ところで教皇自身の反応は、讃辞を述べつつも、どことなく不満があるようだ。
というのも教皇はあまり新しい解釈を求めてはいなかった。急激な断絶を好まず、伝統を重んじる連続性を大切にしていたのだ。

4)システィーナ聖歌隊の反撃

1895年、ムスタファが聖歌隊のレパートリーに「Hodie Chritus Natus」(パレストリーナのミサ曲)を新たに加えたことを、ローマの新聞記事は、

すでに述べたことの繰り返しになるが、教皇聖歌隊はまったく非難の余地すらない古典的教会音楽を演奏し、伝統をしっかりと固守しており、我々をまた喜ばしてくれる。

と報じたが、この「伝統」こそチェチリアニズムにとっては「問題」だった。

1896年2月7日のピウス9世の没後記念ミサについて、「ムジカ・サクラ」誌はまたもグラッシ・ランディが寄稿した批判を載せた。

このミサはほかの儀式と比べると演奏の正確さを欠いていた。

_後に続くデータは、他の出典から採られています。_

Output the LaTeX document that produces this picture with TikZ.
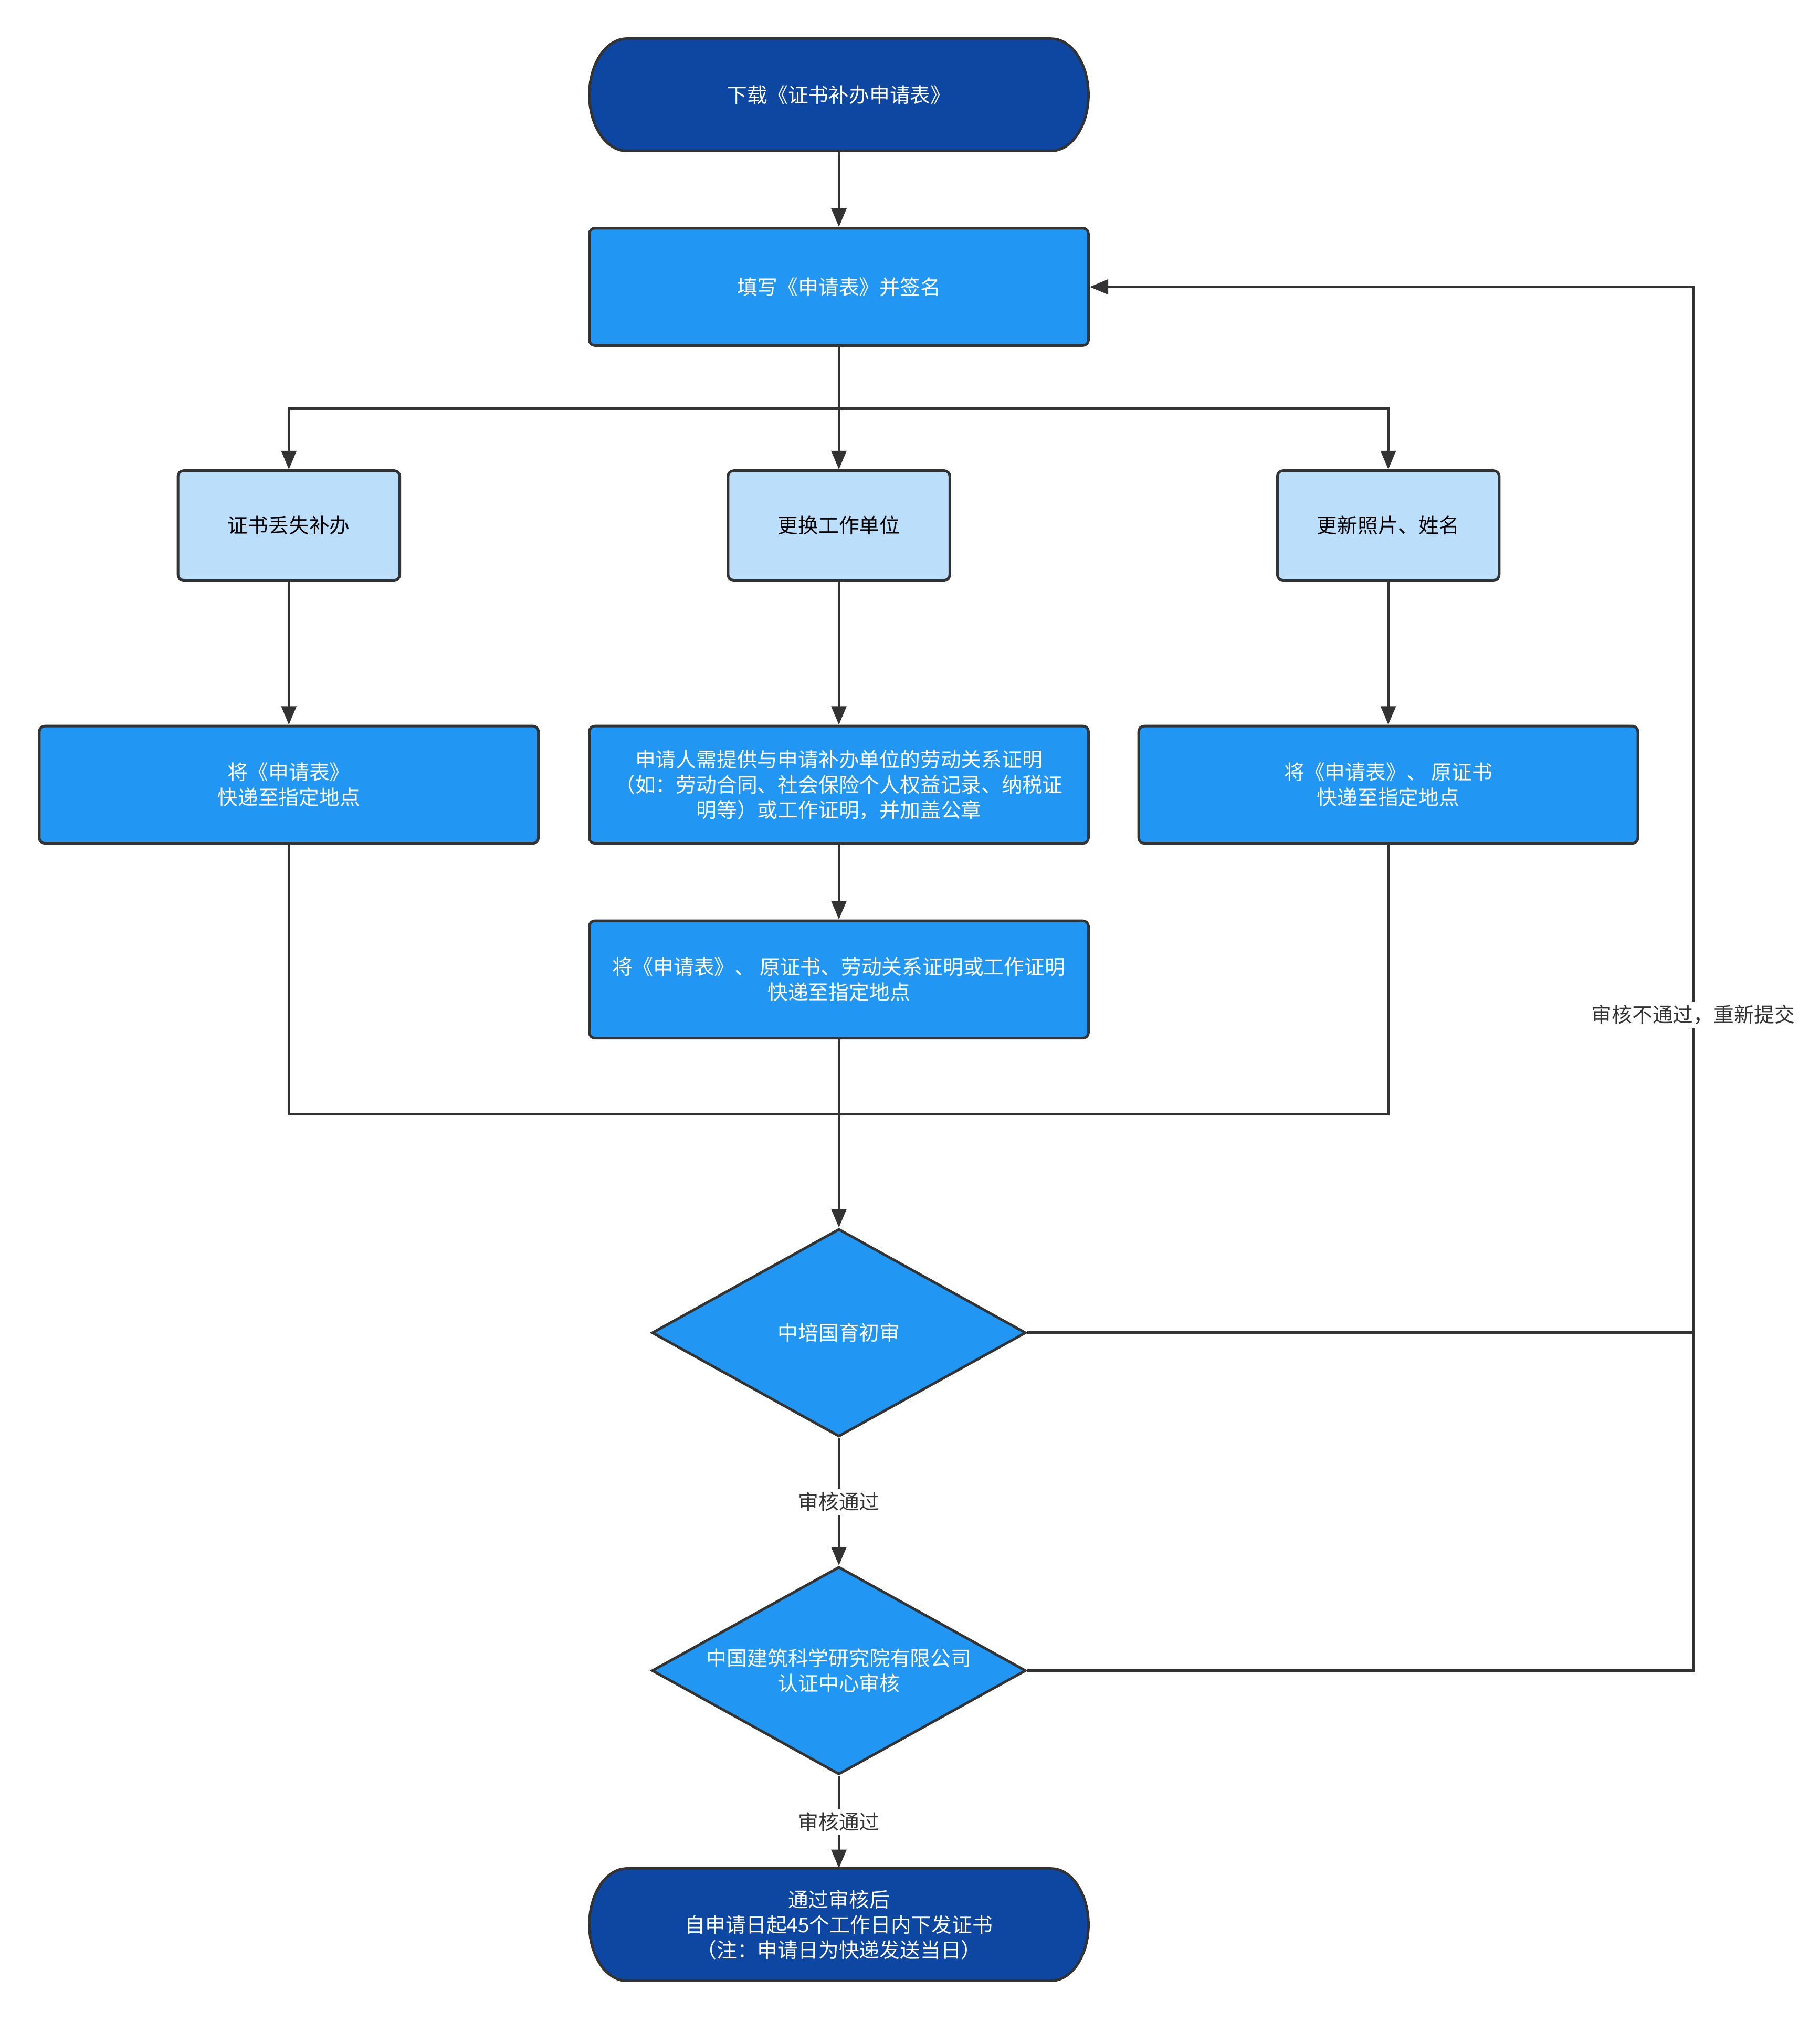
\documentclass[tikz,border=0pt]{standalone}
\usepackage{fontspec}
\setmainfont{Noto Sans CJK SC}
\usetikzlibrary{arrows.meta,shapes.geometric}
\definecolor{dblue}{HTML}{0E47A1}
\definecolor{mblue}{HTML}{2196F3}
\definecolor{lblue}{HTML}{BBDEFB}
\definecolor{edgec}{HTML}{333333}
\begin{document}
\begin{tikzpicture}[x=0.6966pt,y=0.6966pt,
 font=\fontsize{11}{13.6}\selectfont,
 box/.style={draw=edgec, line width=1.4pt, rounded corners=3pt, fill=mblue, text=white, align=center, minimum width=269.6pt, minimum height=63.4pt, inner sep=2pt},
 lbox/.style={box, fill=lblue, text=black, minimum width=119.8pt, minimum height=59.2pt},
 termtext/.style={text=white, align=center, minimum width=269.6pt, minimum height=60.6pt, inner sep=0pt},
 dia/.style={diamond, draw=edgec, line width=1.4pt, fill=mblue, minimum width=202pt, minimum height=112.2pt, inner sep=0pt},
 diatext/.style={text=white, align=center},
 conn/.style={draw=edgec, line width=1.4pt},
 arr/.style={conn, -{Triangle[length=10pt,width=8pt]}},
 lbl/.style={fill=white, text=edgec, inner sep=2pt},
 term/.style={draw=edgec, line width=1.4pt, fill=dblue}
]
\useasboundingbox[fill=white] (0,0) rectangle (1411,-1568);

% terminals
\path[term] (486,-30) -- (815,-30) arc[start angle=90,end angle=-90,x radius=20.2pt,y radius=30.3pt] -- (486,-117) arc[start angle=270,end angle=90,x radius=20.2pt,y radius=30.3pt] -- cycle;
\node[termtext] (start) at (650.5,-73.5) {下载《证书补办申请表》};

\path[term] (486,-1449) -- (815,-1449) arc[start angle=90,end angle=-90,x radius=20.2pt,y radius=30.3pt] -- (486,-1536) arc[start angle=270,end angle=90,x radius=20.2pt,y radius=30.3pt] -- cycle;
\node[termtext] (finish) at (650.5,-1492.5) {通过审核后\\自申请日起45个工作日内下发证书\\（注：申请日为快递发送当日）};

% boxes
\node[box] (fill) at (650.5,-222.5) {填写《申请表》并签名};
\node[lbox] (lb1) at (224,-407.5) {证书丢失补办};
\node[lbox] (lb2) at (650.5,-407.5) {更换工作单位};
\node[lbox] (lb3) at (1076.5,-407.5) {更新照片、姓名};
\node[box] (r1) at (224,-608.5) {将《申请表》\\快递至指定地点};
\node[box] (r2) at (650.5,-608.5) {申请人需提供与申请补办单位的劳动关系证明\\（如：劳动合同、社会保险个人权益记录、纳税证\\明等）或工作证明，并加盖公章};
\node[box] (r3) at (1076.5,-608.5) {将《申请表》、 原证书\\快递至指定地点};
\node[box] (r2b) at (650.5,-759.5) {将《申请表》、 原证书、劳动关系证明或工作证明\\快递至指定地点};

% diamonds
\node[dia] (d1) at (650.5,-1033.5) {};
\node[diatext] at (d1) {中培国育初审};
\node[dia] (d2) at (650.5,-1295.5) {};
\node[diatext] at (d2) {中国建筑科学研究院有限公司\\认证中心审核};

% connectors
\draw[arr] (start) -- (fill);
\coordinate (split) at (650.5,-317);
\draw[conn] (fill.south) -- (split);
\draw[arr] (split) -| (lb1.north);
\draw[arr] (split) -- (lb2.north);
\draw[arr] (split) -| (lb3.north);
\draw[arr] (lb1) -- (r1);
\draw[arr] (lb2) -- (r2);
\draw[arr] (lb3) -- (r3);
\draw[arr] (r2) -- (r2b);
\coordinate (merge) at (650.5,-864);
\draw[conn] (r1.south) |- (merge);
\draw[conn] (r3.south) |- (merge);
\draw[arr] (r2b) -- (d1);
\draw[arr] (d1) -- node[lbl] {审核通过} (d2);
\draw[arr] (d2) -- node[lbl] {审核通过} (finish);
\coordinate (fb1) at (1313,-1033.5);
\coordinate (fb2) at (1313,-1295.5);
\draw[conn] (d1.east) -- (fb1);
\draw[arr] (d2.east) -- (fb2) |- node[lbl, pos=0.237] {审核不通过，重新提交} (fill.east);
\end{tikzpicture}
\end{document}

信者席の人々さえ暗記しているだろうに。

こうした中傷に、聖歌隊側も沈黙していたわけではなかった。
この時期マエストロ・プロ・テンポレの職にあったチェザーレ・ボエツィ(*1)は、儀礼聖省(*2)の長官アンドレア・フェッラーリ枢機卿に抗議の手紙を送った。枢機卿はミラノの大司教も務めており、「ムジカ・サクラ」誌はその管区で発行されていたのだ。

ボエツィは、パレストリーナ没後300周年ミサに触れ、

このとき、この分野に卓越しているローマにはたくさんの贈り物がもたらされた――持たざる人は誠実な言葉を尽くして、私たちの敬愛する終身指揮者を褒め称えたのだが、この雑誌だけが悪意ある投書を載せたのだ。
この雑誌社は、人々を満足させた様々な新聞の正確な記事を、まったく無視しているのだろうか。


と書き、パレストリーナ記念ミサにおける教皇の歌手たちの演奏について、ローマを訪れた「アマチュアの自称評論家たち」がこの雑誌社に送った評論について、調査を依頼している。
また、モンシニョールが演奏について十分に理解していない点を挙げ、単なる素人批評だと口角泡を飛ばして主張している。
しかもグラッシ・ランディは教皇庁から給料をもらっている身なのだ。
教皇庁は財政の危機に瀕しており、システィーナ聖歌隊員たちも含め、教皇庁に仕える者はヴァチカンから支払われる給料を分け合って慎ましい暮らしをしているのに、そのうちの一人が教皇聖歌隊を滅ぼそうとするとは何事かと指摘した。

*1 チェザーレ・ボエツィ
テノール歌手ボエツィの歌声は1904年のヴァチカン・レコーディングに残されている。
カポッチ作曲「Messa di San Bonaventura」の中の「グロリア」でソロを歌っているが、OPAL盤では曲中のソプラノ、テノール、バスによる三重唱の部分のみが収録されている。

*2 儀礼聖省(Sacred Congregation of Rites)
礼拝等の宗教儀式と列聖を管理する教皇庁の聖省。